Held By
Condition · Section · Place · Readability
Condition, State, and View
Condition, State, and View names the distinction between a condition, a frozen or sectioned read of that condition, and the view through which that read becomes visible.
A condition is relation readable as holding within a Closure Scope. A state is a frozen or sectioned read of a condition. A view is the position, Section, projection, or read path through which a state becomes visible.
This distinction does not create State or View as new primitives. It keeps them downstream of Condition, Readability, Closure Scope, Section, and Place.

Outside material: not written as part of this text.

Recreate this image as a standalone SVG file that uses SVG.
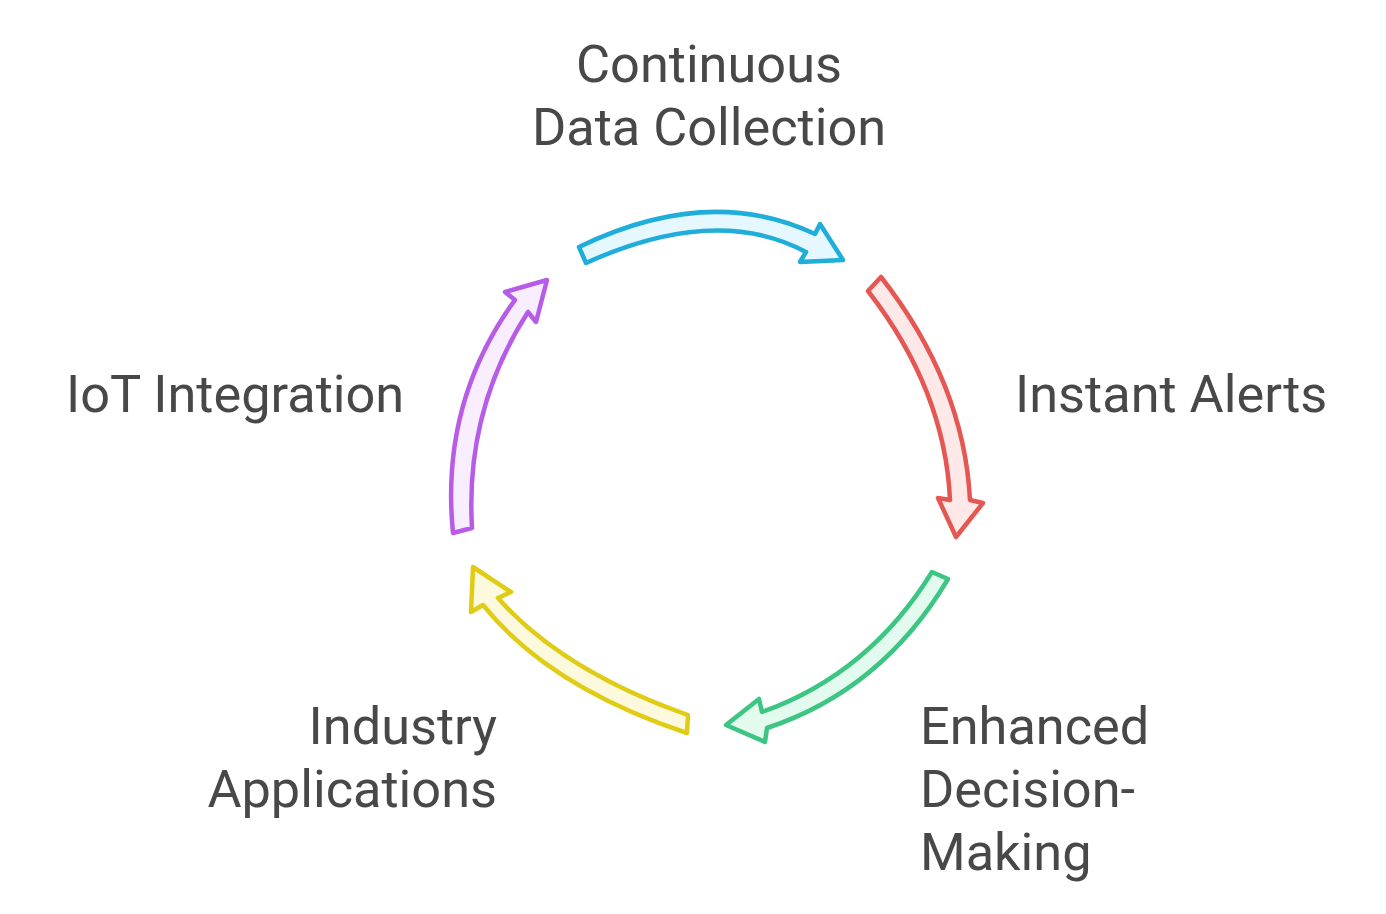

A state is useful because it stabilises a read; it becomes risky where that stabilised read is mistaken for the condition itself.
Places
Condition, State, and View places the distinction between a condition, a frozen or sectioned state-read, and the view through which that state becomes visible.
Holds
Condition, State, and View is held by Condition, Readability, and Closure Scope. A condition must be readable as holding, reading must remain possible, and the scope of evaluation must be bounded before state and view can be distinguished without becoming primitives.
Pairs
Condition, State, and View pairs with overclaim: the error of treating a state or view as if it were the whole condition.
Traces
Nests
Condition, State, and View nests inside second-order distinction work, where a readable condition must not collapse into one state-read or one view.
Reads
Condition, State, and View becomes recognisable where a condition, a frozen or sectioned read of that condition, and the position or read path through which it becomes visible are being confused or need to be kept separate.
Structural Guard
A state is not the condition itself.
A view is not the state itself.
A section or view can reveal, freeze, distort, or overclaim a condition depending on Closure Scope.
Carries
No downstream carries are claimed yet.